Replacing a few shingles is easy. Replacing drywall and beams, redoing insulation, and fixing hidden mold? Not so much. The longer you wait, the wider the damage spreads, and the higher the bill climbs. Have a licensed North Carolina Roofing Contractor inspect the roof at the first sign of trouble. Better yet, schedule seasonal inspections. Prevention isn’t glamorous, but it’s a lot cheaper than full roof replacements.

Foundation Cracks Don’t Just Sit There

A hairline crack in your basement wall might seem harmless, but foundations don’t fix themselves. Changes in soil moisture, temperature swings, and shifting structures mean those cracks often get worse over time. They let water in, weaken support, and mess with the alignment of everything sitting above.

Foundations are literal support systems. If yours starts to shift, doors stick, windows misalign, and flooring can buckle. At best, it’s annoying. At worst, it compromises the entire structure of your house.

Repairing foundation issues early often involves injection or minor structural reinforcement. Catch it late, and you’re looking at lifting parts of the house, redoing concrete, and thousands in repairs. The earlier you address it, the more control you have—both over the fix and your budget.

Electrical Issues Aren’t Just Inconvenient

Flickering lights, tripped breakers, or outlets that spark are not harmless quirks. They’re signs of outdated or stressed electrical systems, and in older homes especially, they point to real risks. Electrical fires are one of the top causes of residential damage across the U.S., and most of them stem from ignored warning signs.

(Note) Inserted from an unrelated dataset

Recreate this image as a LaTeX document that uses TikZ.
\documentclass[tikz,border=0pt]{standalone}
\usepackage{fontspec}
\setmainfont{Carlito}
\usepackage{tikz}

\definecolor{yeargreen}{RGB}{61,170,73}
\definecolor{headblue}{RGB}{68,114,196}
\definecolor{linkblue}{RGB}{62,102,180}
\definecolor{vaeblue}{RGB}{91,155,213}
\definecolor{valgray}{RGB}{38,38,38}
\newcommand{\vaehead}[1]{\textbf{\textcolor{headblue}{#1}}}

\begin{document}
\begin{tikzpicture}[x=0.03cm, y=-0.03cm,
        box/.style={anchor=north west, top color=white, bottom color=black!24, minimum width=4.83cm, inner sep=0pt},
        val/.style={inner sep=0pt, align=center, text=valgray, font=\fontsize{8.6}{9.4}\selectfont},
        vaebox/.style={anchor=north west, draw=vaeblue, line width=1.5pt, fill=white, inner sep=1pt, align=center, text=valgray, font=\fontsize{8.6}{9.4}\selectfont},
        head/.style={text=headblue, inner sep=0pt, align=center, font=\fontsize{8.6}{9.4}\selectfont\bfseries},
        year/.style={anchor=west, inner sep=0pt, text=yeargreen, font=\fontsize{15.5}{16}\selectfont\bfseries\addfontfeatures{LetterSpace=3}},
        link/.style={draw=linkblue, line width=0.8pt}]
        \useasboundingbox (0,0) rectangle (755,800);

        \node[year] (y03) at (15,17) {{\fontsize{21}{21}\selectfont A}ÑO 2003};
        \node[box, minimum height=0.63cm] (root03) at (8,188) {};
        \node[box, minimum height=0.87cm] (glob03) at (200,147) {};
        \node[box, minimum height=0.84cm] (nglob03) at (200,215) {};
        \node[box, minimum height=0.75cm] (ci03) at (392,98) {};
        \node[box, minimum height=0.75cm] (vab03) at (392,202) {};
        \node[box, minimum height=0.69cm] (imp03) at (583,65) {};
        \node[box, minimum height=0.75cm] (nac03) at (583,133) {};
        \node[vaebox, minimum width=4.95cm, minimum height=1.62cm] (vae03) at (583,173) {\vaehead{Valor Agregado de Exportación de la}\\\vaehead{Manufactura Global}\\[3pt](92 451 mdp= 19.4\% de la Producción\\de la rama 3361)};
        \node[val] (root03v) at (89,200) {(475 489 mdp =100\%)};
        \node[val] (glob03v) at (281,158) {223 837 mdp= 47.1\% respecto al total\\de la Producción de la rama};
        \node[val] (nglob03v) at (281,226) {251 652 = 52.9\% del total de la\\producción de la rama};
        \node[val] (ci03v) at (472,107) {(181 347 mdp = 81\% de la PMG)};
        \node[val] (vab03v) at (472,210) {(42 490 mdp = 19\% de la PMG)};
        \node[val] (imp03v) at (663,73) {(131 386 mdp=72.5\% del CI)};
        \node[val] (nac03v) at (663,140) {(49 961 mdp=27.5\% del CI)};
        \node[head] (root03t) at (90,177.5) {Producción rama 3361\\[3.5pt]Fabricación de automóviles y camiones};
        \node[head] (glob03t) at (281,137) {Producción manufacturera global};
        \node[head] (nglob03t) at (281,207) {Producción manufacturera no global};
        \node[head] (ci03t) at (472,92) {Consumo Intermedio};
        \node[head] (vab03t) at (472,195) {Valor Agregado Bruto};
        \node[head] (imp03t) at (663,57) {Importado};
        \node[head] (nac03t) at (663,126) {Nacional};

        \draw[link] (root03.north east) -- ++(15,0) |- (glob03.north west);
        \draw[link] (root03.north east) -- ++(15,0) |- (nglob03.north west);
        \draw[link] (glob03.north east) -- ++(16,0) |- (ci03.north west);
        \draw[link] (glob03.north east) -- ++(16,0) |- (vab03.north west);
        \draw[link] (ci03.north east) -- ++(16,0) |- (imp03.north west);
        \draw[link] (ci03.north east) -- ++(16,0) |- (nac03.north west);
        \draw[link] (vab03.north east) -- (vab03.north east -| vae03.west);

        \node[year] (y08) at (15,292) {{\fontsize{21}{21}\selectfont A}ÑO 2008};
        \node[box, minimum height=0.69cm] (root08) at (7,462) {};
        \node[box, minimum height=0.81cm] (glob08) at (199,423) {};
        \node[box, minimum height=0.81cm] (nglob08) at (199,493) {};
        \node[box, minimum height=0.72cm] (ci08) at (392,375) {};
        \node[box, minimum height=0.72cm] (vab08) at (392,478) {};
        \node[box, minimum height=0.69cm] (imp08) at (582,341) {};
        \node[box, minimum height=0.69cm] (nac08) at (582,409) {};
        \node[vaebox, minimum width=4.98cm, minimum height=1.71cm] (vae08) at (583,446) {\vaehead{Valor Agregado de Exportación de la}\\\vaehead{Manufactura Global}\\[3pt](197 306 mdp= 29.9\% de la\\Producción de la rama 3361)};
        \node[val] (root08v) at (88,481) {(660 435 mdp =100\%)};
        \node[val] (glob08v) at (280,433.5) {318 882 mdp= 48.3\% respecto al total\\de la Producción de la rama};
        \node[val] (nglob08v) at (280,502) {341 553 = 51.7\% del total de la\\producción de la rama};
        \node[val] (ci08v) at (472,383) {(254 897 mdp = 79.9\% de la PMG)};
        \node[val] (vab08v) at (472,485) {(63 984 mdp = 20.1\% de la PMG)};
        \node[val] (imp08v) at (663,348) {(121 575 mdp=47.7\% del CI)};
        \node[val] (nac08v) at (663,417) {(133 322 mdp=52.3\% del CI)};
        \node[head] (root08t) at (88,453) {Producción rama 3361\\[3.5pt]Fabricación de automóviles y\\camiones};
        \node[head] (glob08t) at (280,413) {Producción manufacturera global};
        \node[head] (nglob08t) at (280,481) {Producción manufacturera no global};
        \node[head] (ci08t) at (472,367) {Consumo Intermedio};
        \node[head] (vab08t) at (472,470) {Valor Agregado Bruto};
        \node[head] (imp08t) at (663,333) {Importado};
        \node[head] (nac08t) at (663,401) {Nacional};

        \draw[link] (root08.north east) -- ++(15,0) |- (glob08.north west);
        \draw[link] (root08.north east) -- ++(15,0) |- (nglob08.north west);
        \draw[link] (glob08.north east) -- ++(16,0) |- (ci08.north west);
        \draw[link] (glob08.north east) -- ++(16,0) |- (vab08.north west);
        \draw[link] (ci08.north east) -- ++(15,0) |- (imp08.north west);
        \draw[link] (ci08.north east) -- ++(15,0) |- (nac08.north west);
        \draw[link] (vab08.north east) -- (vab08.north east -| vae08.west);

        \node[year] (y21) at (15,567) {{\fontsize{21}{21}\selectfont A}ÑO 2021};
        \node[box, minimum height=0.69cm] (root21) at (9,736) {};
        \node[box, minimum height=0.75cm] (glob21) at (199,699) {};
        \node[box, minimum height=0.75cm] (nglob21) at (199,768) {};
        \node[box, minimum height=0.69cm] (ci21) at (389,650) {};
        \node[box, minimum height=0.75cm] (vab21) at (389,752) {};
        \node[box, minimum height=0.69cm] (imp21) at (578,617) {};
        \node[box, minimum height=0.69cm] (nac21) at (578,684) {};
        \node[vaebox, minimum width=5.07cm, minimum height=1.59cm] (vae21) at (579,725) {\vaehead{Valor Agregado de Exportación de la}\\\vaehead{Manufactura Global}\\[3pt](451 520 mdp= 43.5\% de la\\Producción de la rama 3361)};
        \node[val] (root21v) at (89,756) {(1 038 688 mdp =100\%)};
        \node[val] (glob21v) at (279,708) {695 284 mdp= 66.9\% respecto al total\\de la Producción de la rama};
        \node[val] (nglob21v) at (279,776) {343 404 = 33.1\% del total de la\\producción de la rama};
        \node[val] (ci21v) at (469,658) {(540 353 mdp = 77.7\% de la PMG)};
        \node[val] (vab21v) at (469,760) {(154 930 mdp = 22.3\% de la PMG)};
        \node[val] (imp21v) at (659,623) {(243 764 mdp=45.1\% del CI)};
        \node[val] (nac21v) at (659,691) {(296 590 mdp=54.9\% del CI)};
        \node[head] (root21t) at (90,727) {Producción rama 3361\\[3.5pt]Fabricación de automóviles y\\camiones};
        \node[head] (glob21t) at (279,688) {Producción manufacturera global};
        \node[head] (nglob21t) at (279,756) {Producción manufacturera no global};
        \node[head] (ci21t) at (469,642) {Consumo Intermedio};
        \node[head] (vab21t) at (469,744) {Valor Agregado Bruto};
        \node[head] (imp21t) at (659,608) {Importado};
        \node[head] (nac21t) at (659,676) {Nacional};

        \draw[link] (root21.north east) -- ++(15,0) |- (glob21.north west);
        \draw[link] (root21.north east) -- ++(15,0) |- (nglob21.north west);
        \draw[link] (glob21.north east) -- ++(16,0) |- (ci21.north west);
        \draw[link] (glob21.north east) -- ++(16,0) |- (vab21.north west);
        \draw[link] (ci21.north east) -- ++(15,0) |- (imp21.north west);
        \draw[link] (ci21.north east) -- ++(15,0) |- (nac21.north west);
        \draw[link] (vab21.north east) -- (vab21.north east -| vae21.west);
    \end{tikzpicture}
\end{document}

If your circuit breaker trips frequently, if outlets feel warm, or if you smell burning plastic, call an electrician. These issues aren’t worth gambling with, even if nothing’s caught fire yet. Waiting could put your home, your belongings, and your family at risk.

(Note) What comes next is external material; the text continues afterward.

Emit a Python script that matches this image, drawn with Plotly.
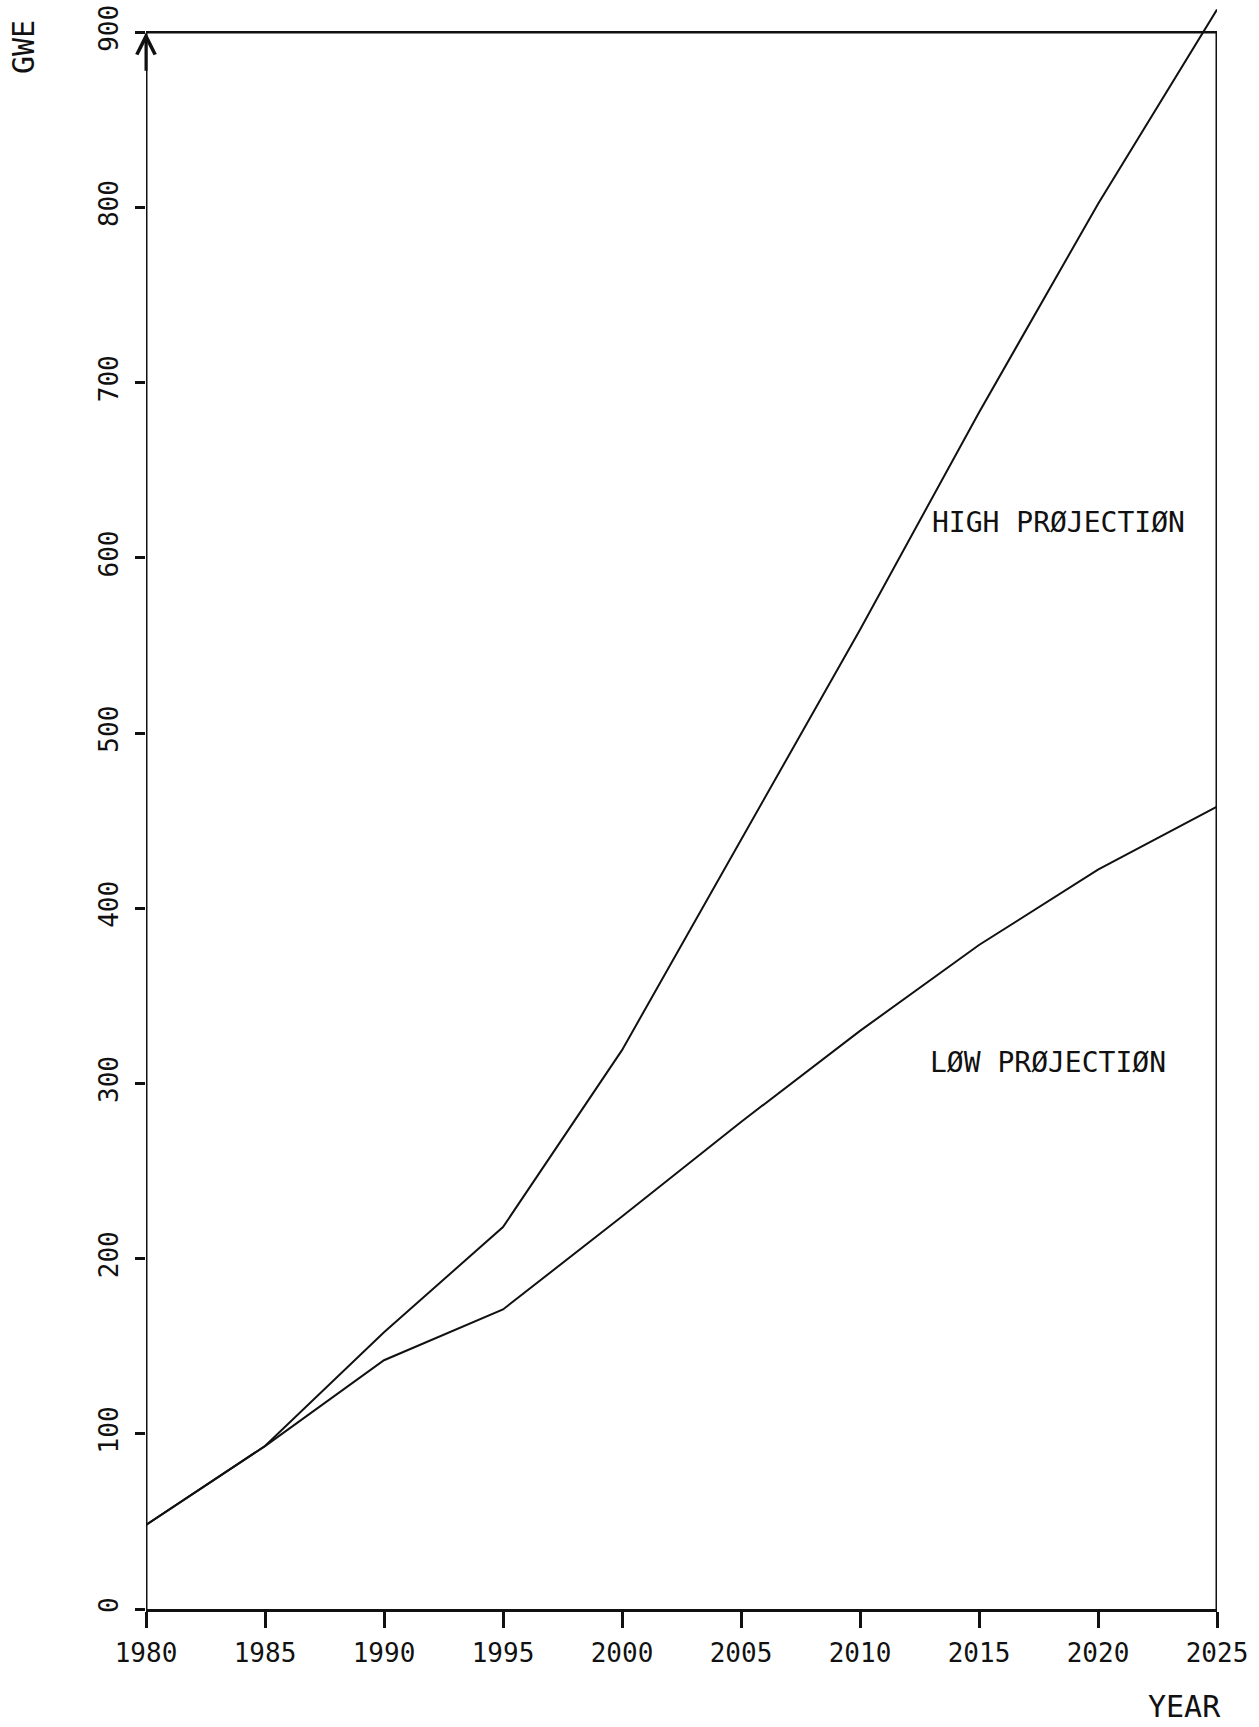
import plotly.graph_objects as go

years = [1980, 1985, 1990, 1995, 2000, 2005, 2010, 2015, 2020, 2025]
high_projection = [48, 93, 158, 218, 319, 439, 559, 683, 802, 913]
low_projection = [48, 93, 142, 171, 224, 278, 330, 379, 422, 458]

x_ticks = [1980, 1985, 1990, 1995, 2000, 2005, 2010, 2015, 2020, 2025]
y_ticks = [0, 100, 200, 300, 400, 500, 600, 700, 800, 900]

X_MIN, X_MAX = 1980, 2025
Y_MAX_AXIS = 900

FONT = "DejaVu Sans Mono"
INK = "#111111"

fig = go.Figure()
fig.add_trace(go.Scatter(x=years, y=high_projection, mode="lines",
                         line=dict(color=INK, width=2), cliponaxis=False,
                         name="HIGH PROJECTION", showlegend=False))
fig.add_trace(go.Scatter(x=years, y=low_projection, mode="lines",
                         line=dict(color=INK, width=2), cliponaxis=False,
                         name="LOW PROJECTION", showlegend=False))

# frame lines (left axis with arrow, right and top borders)
fig.add_shape(type="line", xref="x", yref="y", x0=X_MIN, x1=X_MIN, y0=0, y1=Y_MAX_AXIS,
              line=dict(color=INK, width=3))
fig.add_shape(type="line", xref="x", yref="y", x0=X_MAX, x1=X_MAX, y0=0, y1=Y_MAX_AXIS,
              line=dict(color=INK, width=3))
fig.add_shape(type="line", xref="x", yref="y", x0=X_MIN, x1=X_MAX, y0=Y_MAX_AXIS, y1=Y_MAX_AXIS,
              line=dict(color=INK, width=2.5))

fig.add_annotation(x=X_MIN, y=Y_MAX_AXIS, xref="x", yref="y", text="",
                   showarrow=True, arrowhead=5, arrowsize=1.2, arrowwidth=3,
                   arrowcolor=INK, ax=0, ay=40)

fig.add_annotation(x=2012.95, y=620, xref="x", yref="y", text="HIGH PRØJECTIØN",
                   showarrow=False, xanchor="left", yanchor="middle",
                   font=dict(family=FONT, size=28, color=INK))
fig.add_annotation(x=2012.87, y=312, xref="x", yref="y", text="LØW PRØJECTIØN",
                   showarrow=False, xanchor="left", yanchor="middle",
                   font=dict(family=FONT, size=28, color=INK))

fig.add_annotation(x=-0.1148, y=0.9744, xref="paper", yref="paper", text="GWE",
                   showarrow=False, textangle=-90, xanchor="center", yanchor="middle",
                   font=dict(family=FONT, size=30, color=INK))
fig.add_annotation(x=0.970, y=-0.0611, xref="paper", yref="paper", text="YEAR",
                   showarrow=False, xanchor="center", yanchor="middle",
                   font=dict(family=FONT, size=30, color=INK))

fig.update_xaxes(range=[X_MIN, X_MAX], tickvals=x_ticks, ticktext=[str(v) for v in x_ticks],
                 ticks="outside", ticklen=16, tickwidth=2.5, tickcolor=INK,
                 showline=True, linecolor=INK, linewidth=3,
                 showgrid=False, zeroline=False, ticklabelstandoff=3,
                 tickfont=dict(family=FONT, size=26, color=INK))
fig.update_yaxes(range=[0, 915], tickvals=y_ticks, ticktext=[str(v) for v in y_ticks],
                 ticks="outside", ticklen=10, tickwidth=2.5, tickcolor=INK,
                 showline=False, showgrid=False, zeroline=False,
                 tickangle=-90, ticklabelstandoff=7,
                 tickfont=dict(family=FONT, size=26, color=INK))

fig.update_layout(width=1259, height=1727, margin=dict(l=146, r=42, t=6, b=118),
                  paper_bgcolor="white", plot_bgcolor="white", showlegend=False)

fig.write_html("out.html")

With more households relying on high-powered devices, EV chargers, and expanded home office setups, old panels and circuits are under more pressure than ever. An upgrade may be necessary not just for safety, but for function. You shouldn’t have to choose between the microwave and the internet router.

Windows and Doors Should Seal Tight

Drafts are more than annoying. Leaky windows and doors raise your heating and cooling bills, stress your HVAC system, and let in moisture that can damage nearby materials. Over time, seals break down. Frames shift. Locks wear out. And that slow change in temperature and airflow adds up in your energy costs.

In newer homes, poor sealing often comes from rushed construction. In older homes, it’s simple age and use. Replacing seals, adding insulation film, or upgrading to double-pane windows improves comfort and reduces bills. If your energy costs keep climbing with no clear reason, drafty entry points may be the culprit.

You don’t need to replace every window at once, but you do need to fix the ones that leak. Not all energy loss is visible—but you’ll feel it in your wallet every month.

Exterior Damage Invites Trouble Inside

Damaged siding, loose shingles, cracked trim—these may seem like cosmetic issues until rain, wind, and pests come through. The outer shell of your home isn’t just about looks. It’s your first defense against nature.

Rotting wood, peeling paint, and gaps in siding let water get in and stay there. They also invite insects, rodents, and other uninvited guests looking for a warm, quiet place to live. Fixing cosmetic exterior issues prevents structural decay, interior damage, and infestations.

Routine inspections after storms, seasonal temperature shifts, or tree falls catch this damage early. The sooner you patch, replace, or reinforce, the less chance you’ll need a full-scale replacement later.

Ignoring repairs isn’t an act of defiance. It’s a slow leak in your finances, your safety, and your peace of mind. And in a world where your home is also your workplace, your kids’ school, your gym, and your main investment, the stakes are higher than ever.

You don’t have to fix everything at once. But you do have to pay attention. Because a house doesn’t collapse all at once. It happens nail by nail, crack by crack, drip by drip. And every small repair you delay now could be the big repair you regret later.